Experts

‘Sticky Balls’ Will Prevent From Spreading Cancer

By Kamal Nayan | Update Date: Jan 08, 2014 01:44 PM EST

Attaching a sticky ball of special proteins to white blood cells might be proved effective in eliminating metastasizing cancer cells, a new study hints.

“These circulating cancer cells are doomed,” said Michael King, Cornell professor of biomedical engineering and the study’s senior author in a press release. “About 90 percent of cancer deaths are related to metastases, but now we’ve found a way to dispatch an army of killer white blood cells that cause apoptosis – the cancer cell’s own death – obliterating them from the bloodstream. When surrounded by these guys, it becomes nearly impossible for the cancer cell to escape.”

TRAIL (Tumor Necrosis Factor Related Apoptosis-Inducing Ligand) proteins are the vigilante proteins that are responsible for the cancer termination. These are attached to white blood cells with another adhesive protein called E-selectin. As these white blood cells spread throughout the bloodstream, the difficulty to avoid TRAILs increases. And surprisingly, when these two come in contact, the cancer cells essentially kill themselves.

“The mechanism is surprising and unexpected in that this repurposing of white blood cells in flowing blood is more effective than directly targeting the cancer cells with liposomes or soluble protein,” wrote authors.

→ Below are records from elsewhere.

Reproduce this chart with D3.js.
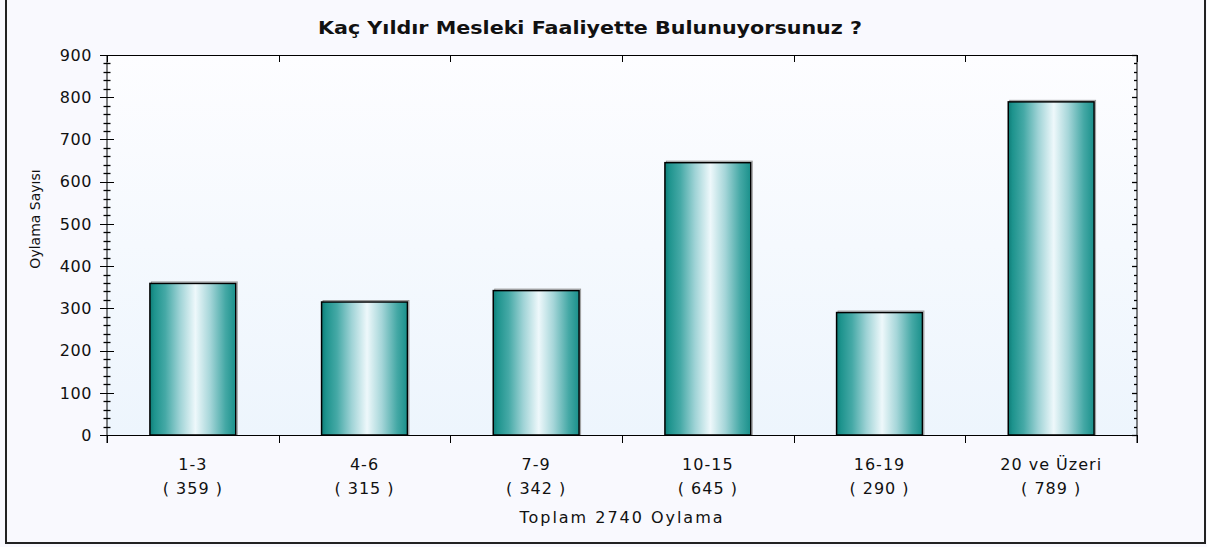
<!DOCTYPE html>
<html><head><meta charset="utf-8">
<script src="https://cdn.jsdelivr.net/npm/d3@7"></script>
<style>
body{margin:0;background:#f9f9fe;}
svg{display:block;}
text{font-family:"DejaVu Sans",Verdana,sans-serif;fill:#111;}
</style></head>
<body>
<svg id="chart" width="1207" height="547"></svg>
<script>
const titleText = "Kaç Yıldır Mesleki Faaliyette Bulunuyorsunuz ?";
const categories = ["1-3","4-6","7-9","10-15","16-19","20 ve Üzeri"];
const values = [359,315,342,645,290,789];
const yTicks = [0,100,200,300,400,500,600,700,800,900];
const yAxisTitle = "Oylama Sayısı";
const footerText = "Toplam 2740 Oylama";

const svg = d3.select("#chart");
const m = {left:107, right:1137, top:55, bottom:435};

const defs = svg.append("defs");
const bg = defs.append("linearGradient").attr("id","plotbg").attr("x1",0).attr("y1",0).attr("x2",0).attr("y2",1);
bg.append("stop").attr("offset","0%").attr("stop-color","#fdfdff");
bg.append("stop").attr("offset","100%").attr("stop-color","#edf5fd");
const bar = defs.append("linearGradient").attr("id","bargrad").attr("x1",0).attr("y1",0).attr("x2",1).attr("y2",0);
[[0,"#0f7c77"],[0.05,"#1d938d"],[0.18,"#45a9a6"],[0.35,"#9fd3d6"],[0.53,"#eef8fb"],[0.7,"#a6d6d9"],[0.88,"#44a8a5"],[1,"#1a908b"]]
  .forEach(([o,c])=>bar.append("stop").attr("offset",o).attr("stop-color",c));

// outer border
svg.append("rect").attr("x",6).attr("y",-5).attr("width",1199).attr("height",548)
  .attr("fill","#f9f9fe").attr("stroke","#222").attr("stroke-width",2);

const x = d3.scaleBand().domain(categories).range([m.left,m.right]).paddingInner(0).paddingOuter(0);
const y = d3.scaleLinear().domain([0,900]).range([m.bottom,m.top]);

svg.append("rect").attr("x",m.left).attr("y",m.top).attr("width",m.right-m.left).attr("height",m.bottom-m.top)
  .attr("fill","url(#plotbg)");

// title
svg.append("text").attr("x",590).attr("y",34).attr("text-anchor","middle")
  .attr("font-weight","bold").attr("font-size","17px")
  .attr("textLength",544).attr("lengthAdjust","spacingAndGlyphs").text(titleText);

// bars
const bw = x.bandwidth()*0.5;
const g = svg.append("g");
categories.forEach((c,i)=>{
  const cx = x(c)+x.bandwidth()/2;
  const x0 = cx-bw/2, y0 = y(values[i]);
  g.append("rect").attr("x",x0+1.5).attr("y",y0-1.5).attr("width",bw).attr("height",y(0)-y0+1.5)
    .attr("fill","none").attr("stroke","#9a9a9a").attr("stroke-width",1);
  g.append("rect").attr("x",x0).attr("y",y0).attr("width",bw).attr("height",y(0)-y0)
    .attr("fill","url(#bargrad)").attr("stroke","#000").attr("stroke-width",1.5);
});

// axes
const minor = d3.range(0,901,20);
const ax = svg.append("g").attr("stroke","#000").attr("fill","none");
ax.append("line").attr("x1",m.left).attr("x2",m.left).attr("y1",m.top).attr("y2",m.bottom+8);
ax.append("line").attr("x1",m.right).attr("x2",m.right).attr("y1",m.top).attr("y2",m.bottom+8);
ax.append("line").attr("x1",m.left-5).attr("x2",m.right).attr("y1",m.top+0.5).attr("y2",m.top+0.5);
ax.append("line").attr("x1",m.left-5).attr("x2",m.right).attr("y1",m.bottom+0.5).attr("y2",m.bottom+0.5);
minor.forEach(v=>{
  const maj = v%100===0;
  const yy = Math.round(y(v))+0.5;
  ax.append("line").attr("x1",m.left-(maj?7:3.5)).attr("x2",m.left+(maj?7:3.5)).attr("y1",yy).attr("y2",yy)
    .attr("stroke-width",maj?1:1.3);
  ax.append("line").attr("x1",m.right-(maj?5:3)).attr("x2",m.right).attr("y1",yy).attr("y2",yy)
    .attr("stroke-width",1.3);
});
const bounds = categories.map(c=>x(c)).concat([m.right]);
bounds.forEach(b=>{
  const bx = Math.round(b)+0.5;
  ax.append("line").attr("x1",bx).attr("x2",bx).attr("y1",m.bottom).attr("y2",m.bottom+8);
  ax.append("line").attr("x1",bx).attr("x2",bx).attr("y1",m.top).attr("y2",m.top+7);
});

// y tick labels
svg.append("g").selectAll("text").data(yTicks).join("text")
  .attr("x",92).attr("y",d=>y(d)).attr("dy","0.36em").attr("text-anchor","end")
  .attr("font-size","16px").attr("letter-spacing","0.6px").text(d=>d);

// y axis title
svg.append("text").attr("transform","translate(40,219) rotate(-90)").attr("text-anchor","middle")
  .attr("font-size","14px").text(yAxisTitle);

// x labels
const xl = svg.append("g");
categories.forEach((c,i)=>{
  const cx = x(c)+x.bandwidth()/2;
  xl.append("text").attr("x",cx).attr("y",470).attr("text-anchor","middle")
    .attr("font-size","16px").attr("letter-spacing","1px").text(c);
  xl.append("text").attr("x",cx).attr("y",494).attr("text-anchor","middle")
    .attr("font-size","16px").attr("letter-spacing","1px").text("( "+values[i]+" )");
});
svg.append("text").attr("x",621).attr("y",523).attr("text-anchor","middle")
  .attr("font-size","16px").attr("textLength",203).attr("lengthAdjust","spacing").text(footerText);
</script>
</body></html>
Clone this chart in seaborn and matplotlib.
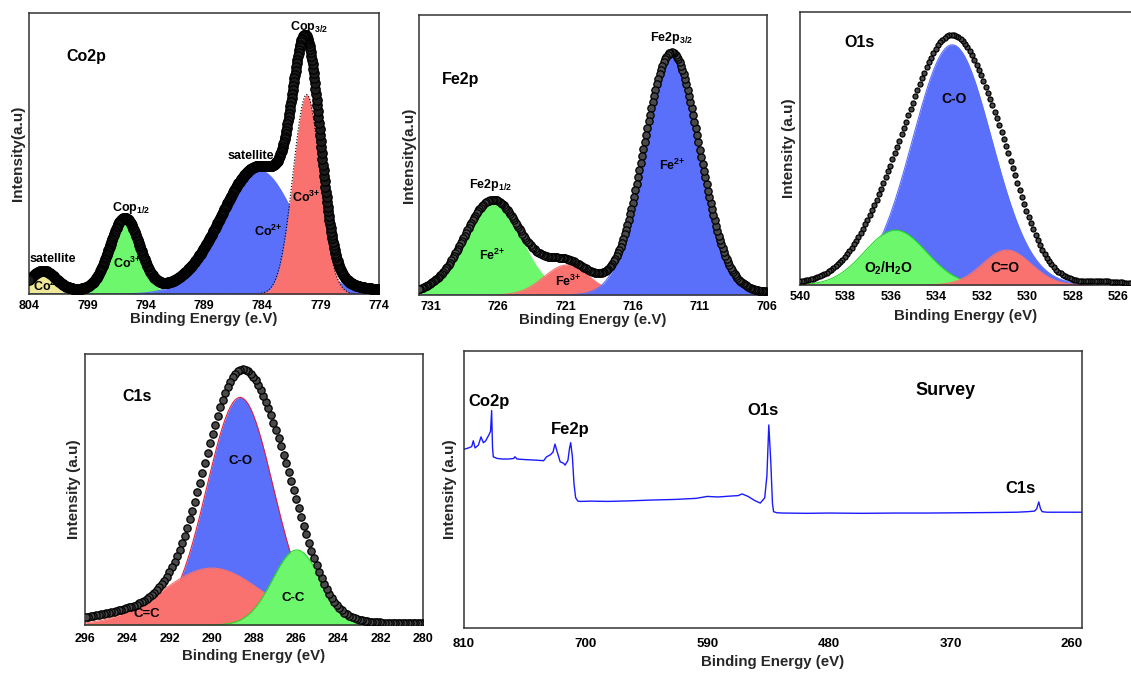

Scientists believe that the key to success is in moving the bloodstream. When they test drove their experiment, they recorded a 60 percent of success rate.

“The data shows a dramatic effect: it’s not a slight change in the number of cancer cells. The results are quite remarkable actually, in human blood and in mice. After two hours of blood flow, they [the tumour cells] have literally disintegrated,” concluded Prof King, according to BBC.